RUR prepare for 'Confrontation', Sarawak.
In January 1963, President Sukarno’s government of Indonesia announced that it would be pursuing a policy of Konfrontasi following British proposals for an amalgamation of the Federation of Malaya, Singapore and British Borneo (North Borneo and Sarawak). Sukarno sought to explain the expansion of this new amalgamated Malaysia as nothing other than a continuation of British colonial influence in the region. However, he viewed the expansion of a Malaysia supported by the British as an obstacle to his regional power ambitions. In addition to sponsoring local political oppositions, and insurrection and revolt in Brunei and Sarawak, Sukarno took the decision to directly involve Indonesian forces and on 12 April 1963, a police station in Sarawak was attacked.
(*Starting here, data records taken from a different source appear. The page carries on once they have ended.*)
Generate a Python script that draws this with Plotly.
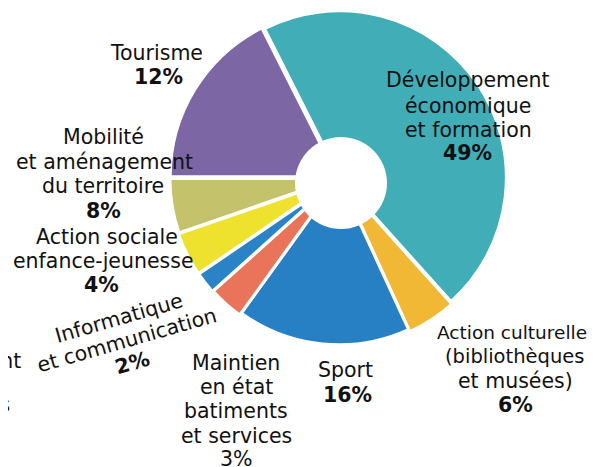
import plotly.graph_objects as go

# Categories (clockwise from the top), drawn slice shares,
# and the printed percentage labels.
categories = [
    "Développement économique et formation",
    "Action culturelle (bibliothèques et musées)",
    "Sport",
    "Maintien en état batiments et services",
    "Informatique et communication",
    "Action sociale enfance-jeunesse",
    "Mobilité et aménagement du territoire",
    "Tourisme",
]
slice_values = [45.8, 4.8, 16.8, 3.4, 2.1, 4.25, 5.3, 17.55]
pct_labels = ["49%", "6%", "16%", "3%", "2%", "4%", "8%", "12%"]
colors = ["#41ADB7", "#F1B836", "#2880C4", "#EA745A", "#2A83C6",
          "#EFE22F", "#C4C26B", "#7C66A4"]
pulls = [0.005, 0.015, 0.0, 0.015, 0.02, 0.02, 0.015, 0.015]

# the page body has an 8px margin: the figure starts at (8, 8) in the window
OFF = 8
W, H = 599 - OFF, 467 - OFF


def px(x):
    return (x - OFF) / W


def py(y):
    return 1 - (y - OFF) / H


cx, cy = 339, 178
half = cy - OFF  # pie box half size (top of box at top of figure)

fig = go.Figure()
fig.add_trace(go.Pie(
    labels=categories,
    values=slice_values,
    sort=False,
    direction="clockwise",
    rotation=-26.8,
    pull=pulls,
    marker=dict(colors=colors, line=dict(color="white", width=3)),
    textinfo="none",
    hoverinfo="label+percent",
    showlegend=False,
    domain=dict(x=[px(cx - half), px(cx + half)],
                y=[py(cy + half), py(cy - half)]),
))

# white centre circle
hx, hy, hr = 341, 183, 46
fig.add_shape(type="circle", xref="paper", yref="paper",
              x0=px(hx - hr), x1=px(hx + hr),
              y0=py(hy + hr), y1=py(hy - hr),
              fillcolor="white", line=dict(color="white", width=0),
              layer="above")

FONT = "DejaVu Sans"
FS = 20.5
TXT = "#111111"


def line(text, x, y, angle=0, anchor="center", size=FS):
    fig.add_annotation(x=px(x), y=py(y), xref="paper", yref="paper",
                       text=text, showarrow=False, textangle=angle,
                       xanchor=anchor, yanchor="middle",
                       font=dict(family=FONT, size=size, color=TXT))


b = lambda s: "<b>%s</b>" % s

# Développement économique et formation
line("Développement", 468, 80.5)
line("économique", 468, 105.5)
line("et formation", 468, 130.5)
line(b(pct_labels[0]), 467, 153)
# Action culturelle
line("Action culturelle", 512, 332.5, size=18.5)
line("(bibliothèques", 514, 356.5, size=19.5)
line("et musées)", 515, 381)
line(b(pct_labels[1]), 515, 404.5)
# Sport
line("Sport", 345, 370)
line(b(pct_labels[2]), 347, 394.5)
# Maintien
line("Maintien", 236, 362.5)
line("en état", 236.5, 387)
line("batiments", 236, 411)
line("et services", 236, 435.5)
line(pct_labels[3], 236, 459)
# Informatique (tilted)
line("Informatique", 119, 318, angle=-16)
line("et communication", 127.5, 340, angle=-16)
line(b(pct_labels[4]), 132.5, 363, angle=-16)
# Action sociale
line("Action sociale", 107.5, 236.5)
line("enfance-jeunesse", 103.5, 261)
line(b(pct_labels[5]), 101, 284.5)
# Mobilité
line("Mobilité", 103, 137.5)
line("et aménagement", 104.5, 161.5)
line("du territoire", 102.5, 186.5)
line(b(pct_labels[6]), 104, 210.5)
# Tourisme
line("Tourisme", 156.5, 53.5)
line(b(pct_labels[7]), 158, 77.5)

# cropped remnants of neighbouring labels at the left edge
line("ement", 23, 361, anchor="right")
line("ues", 12, 405, anchor="right")

fig.update_layout(width=W, height=H, margin=dict(l=0, r=0, t=0, b=0),
                  paper_bgcolor="white", plot_bgcolor="white")
fig.write_html("out.html")
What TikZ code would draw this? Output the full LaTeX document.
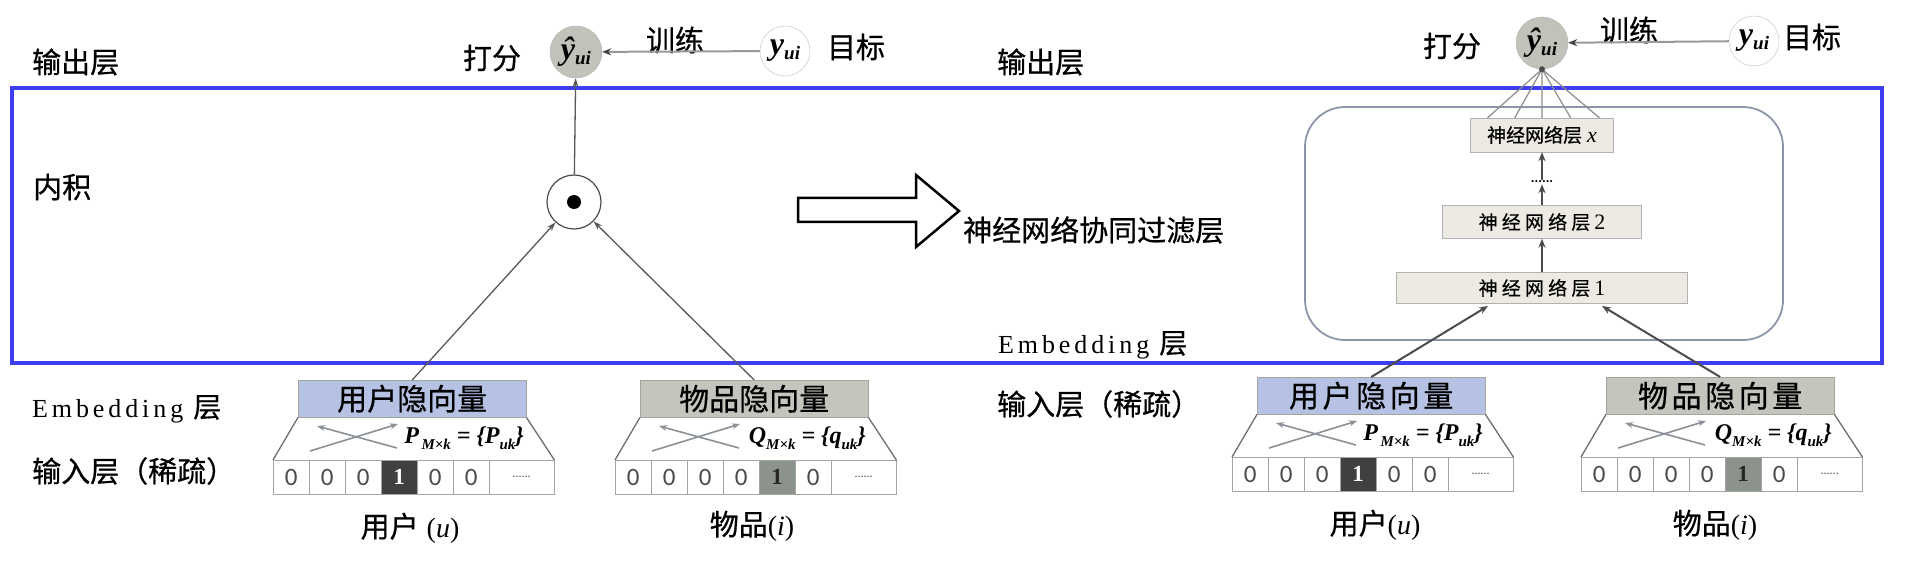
\documentclass[tikz,border=0pt]{standalone}
\usepackage{fontspec}
\setmainfont{Liberation Serif}
\newfontfamily\zh[FakeBold=0.6]{Noto Sans CJK SC}
\newfontfamily\zhs[LetterSpace=12,FakeBold=0.6]{Noto Sans CJK SC}
\newfontfamily\zhw[LetterSpace=22,FakeBold=0.4]{Noto Sans CJK SC}
\newfontfamily\embf[LetterSpace=15]{Liberation Serif}
\newfontfamily\digf{Carlito}
\usetikzlibrary{arrows.meta,calc}
\newcommand{\fz}[1]{\fontsize{#1}{#1}\selectfont}
\definecolor{frameblue}{RGB}{62,62,240}
\definecolor{ublue}{RGB}{182,194,228}
\definecolor{igray}{RGB}{196,197,189}
\definecolor{hatgray}{RGB}{194,194,186}
\definecolor{layerfill}{RGB}{236,234,226}
\definecolor{linegray}{RGB}{110,110,110}
\definecolor{cellline}{RGB}{165,165,160}
\definecolor{darkcell}{RGB}{64,64,64}
\definecolor{midcell}{RGB}{140,146,140}
\definecolor{crossgray}{RGB}{140,145,152}
\definecolor{roundgray}{RGB}{140,150,168}
\newcommand{\embblock}[9]{%
  \node[ebox, fill=#4] (#1) at (#2,#3) {#5};
  \foreach \i in {1,...,6}{%
    \ifnum\i=#7\relax
      \node[cell, fill=#8, text=#9, font=\bfseries\fz{23}] (#1c\i) at ({#2-25+36*(\i-1)},{#3+80}) {1};
    \else
      \node[cell] (#1c\i) at ({#2-25+36*(\i-1)},{#3+80}) {0};
    \fi
  }
  \node[cell, minimum width=65pt, font=\digf\fz{12}] (#1c7) at ({#2-25+216},{#3+80}) {......};
  \draw[trap] (#1.south west) -- (#1c1.north west);
  \draw[trap] (#1.south east) -- (#1c7.north east);
  \draw[xarr] ({#2+12},{#3+71}) -- ({#2+100},{#3+44});
  \draw[xarr] ({#2+99},{#3+68}) -- ({#2+19},{#3+46});
  \node[fml] (#1f) at ({#2+226},{#3+58}) {#6};
}
\tikzset{
  lab/.style={font=\zh\fz{29}, inner sep=0pt, anchor=west},
  lab2/.style={font=\zh\fz{29}, inner sep=0pt},
  ebox/.style={draw=cellline, minimum width=228pt, minimum height=37pt, inner sep=0pt, anchor=north west, font=\zh\fz{30}},
  cell/.style={draw=cellline, fill=white, minimum width=36pt, minimum height=34pt, inner sep=0pt, anchor=north west, font=\digf\fz{25}, text=black!70},
  trap/.style={draw=linegray, line width=1.3pt},
  xarr/.style={draw=crossgray, line width=1.6pt, -{Stealth[length=8pt,width=6pt]}},
  conn/.style={draw=black!65, line width=1.3pt, -{Stealth[length=9pt,width=6pt]}},
  connR/.style={draw=black!70, line width=2pt, -{Stealth[length=9pt,width=7pt]}},
  train/.style={draw=black!40, line width=2pt, -{Stealth[length=9pt,width=7pt,color=black!75]}},
  fan/.style={draw=black!45, line width=1.2pt},
  yhat/.style={circle, draw=black!30, fill=hatgray, minimum size=52pt, inner sep=0pt},
  ytgt/.style={circle, draw=black!25, fill=white, minimum size=50pt, inner sep=0pt},
  layer/.style={draw=black!30, fill=layerfill, inner sep=0pt, font=\zh\fz{19}},
  fml/.style={font=\bfseries\itshape\fz{24}, inner sep=0pt, anchor=east}
}
\newcommand{\yh}{{\bfseries\itshape\fz{32}ŷ}\raisebox{-5pt}{\bfseries\itshape\fz{19}ui}}
\newcommand{\yt}{{\bfseries\itshape\fz{32}y}\raisebox{-5pt}{\bfseries\itshape\fz{19}ui}}
\newcommand{\pf}{P\raisebox{-6pt}{\fz{15}\,M×k} = \{P\raisebox{-6pt}{\fz{15}uk}\}}
\newcommand{\qf}{Q\raisebox{-6pt}{\fz{15}M×k} = \{q\raisebox{-6pt}{\fz{15}uk}\}}
\begin{document}
\begin{tikzpicture}[x=1pt,y=-1pt]
\useasboundingbox (0,0) rectangle (1920,564);
\fill[white] (0,0) rectangle (1920,564);
% frame
\draw[draw=frameblue, line width=4pt] (12,88) rectangle (1882,363);
% left labels
\node[lab] (outL) at (32,62) {输出层};
\node[lab] (dotlab) at (33,187) {内积};
\node[inner sep=0pt, anchor=west] (embL) at (32,409) {{\embf\fz{26}Embedding}\hspace{10pt}{\zh\fz{28}层}};
\node[lab] (inL) at (32,471) {输入层（稀疏）};
% left top
\node[yhat] (yhL) at (576,52) {\yh};
\node[ytgt] (ytL) at (785,51) {\yt};
\node[lab2] (scoreL) at (492,58) {打分};
\node[lab2] (trainL) at (675,40) {训练};
\node[lab2] (goalL) at (856,47) {目标};
\draw[train] (ytL) -- (yhL);
% inner product
\node[circle, draw=black!70, line width=1.2pt, minimum size=54pt, inner sep=0pt] (odot) at (574,202) {};
\fill[black] (odot.center) circle (7pt);
\draw[conn] (odot) -- (yhL);
% left embedding blocks
\embblock{uL}{298}{380}{ublue}{用户隐向量}{\pf}{4}{darkcell}{white}
\embblock{iL}{640}{380}{igray}{物品隐向量}{\qf}{5}{midcell}{black!85}
\node[inner sep=0pt] (uLlab) at (410,528) {{\zh\fz{29}用户}\hspace{8pt}{\fz{28}(\textit{u})}};
\node[inner sep=0pt] (iLlab) at (752,526) {{\zh\fz{29}物品}{\fz{28}(\textit{i})}};
\draw[conn] (uL.north) -- (odot);
\draw[conn] (iL.north) -- (odot);
% hollow arrow
\draw[line width=2.5pt, fill=white, line join=miter] (798,198) -- (916,198) -- (916,175) -- (959,211) -- (916,247) -- (916,222) -- (798,222) -- cycle;
\node[lab] (ncf) at (963,230) {神经网络协同过滤层};
% right labels
\node[lab] (outR) at (997,62) {输出层};
\node[inner sep=0pt, anchor=west] (embR) at (998,345) {{\embf\fz{26}Embedding}\hspace{10pt}{\zh\fz{28}层}};
\node[lab] (inR) at (997,404) {输入层（稀疏）};
% right top
\node[yhat] (yhR) at (1542,43) {\yh};
\node[ytgt] (ytR) at (1754,41) {\yt};
\node[lab2] (scoreR) at (1452,46) {打分};
\node[lab2] (trainR) at (1629,30) {训练};
\node[lab2] (goalR) at (1812,37) {目标};
\draw[train] (ytR) -- (yhR);
% neural CF box
\draw[draw=roundgray, line width=1.8pt, rounded corners=40pt] (1305,107) rectangle (1783,340);
\node[layer, minimum width=143pt, minimum height=34pt] (lx) at (1542,135) {神经网络层\hspace{5pt}{\rmfamily\itshape\fz{22}x}};
\node[inner sep=1pt, font=\digf\bfseries\fz{14}] (dots) at (1542,182) {......};
\node[layer, minimum width=199pt, minimum height=33pt] (l2) at (1542,222) {{\zhw 神经网络层}\hspace{4pt}{\rmfamily\fz{22}2}};
\node[layer, minimum width=291pt, minimum height=31pt] (l1) at (1542,288) {{\zhw 神经网络层}\hspace{4pt}{\rmfamily\fz{22}1}};
\draw[connR] (l1.north) -- (l2.south);
\draw[connR] (l2.north) -- (dots.south);
\draw[connR] (dots.north) -- (lx.south);
\foreach \f in {0.12,0.31,0.5,0.7,0.9}
  \draw[fan] (yhR.south) -- ($(lx.north west)!\f!(lx.north east)$);
\fill[black!70] (yhR.south) circle (3pt);
% right embedding blocks
\embblock{uR}{1257}{377}{ublue}{{\zhs 用户隐向量}}{\pf}{4}{darkcell}{white}
\embblock{iR}{1606}{377}{igray}{{\zhs 物品隐向量}}{\qf}{5}{midcell}{black!85}
\node[inner sep=0pt] (uRlab) at (1375,525) {{\zh\fz{29}用户}{\fz{28}(\textit{u})}};
\node[inner sep=0pt] (iRlab) at (1715,525) {{\zh\fz{29}物品}{\fz{28}(\textit{i})}};
\coordinate (l1a) at (1488,306);
\coordinate (l1b) at (1602,306);
\draw[connR] (uR.north) -- (l1a);
\draw[connR] (iR.north) -- (l1b);
\end{tikzpicture}
\end{document}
The Royal Ulster Rifles, commanded by Lt Col C W B Purdon flew to Hong Kong in January 1964; it was the beginning of what would be a twelve month unaccompanied tour of duty. During the three months spent in Hong Kong, rifle companies attended the Jungle Warfare Course at Kota Tinggi to prepare the Battalion for operations in Sarawak on what, from July 1964, would be officially known as Operation CLARET.
(Left, Rifleman James Linton, a member of a patrol of the Royal Ulster Rifles, shows an Iban child his Light Machine Gun. The patrol was resting at the Rumah Jarup longhouse on the Kanowit River near Sibu, after completing a five day patrol against Indonesian border terrorists in the jungle of Sarawak.)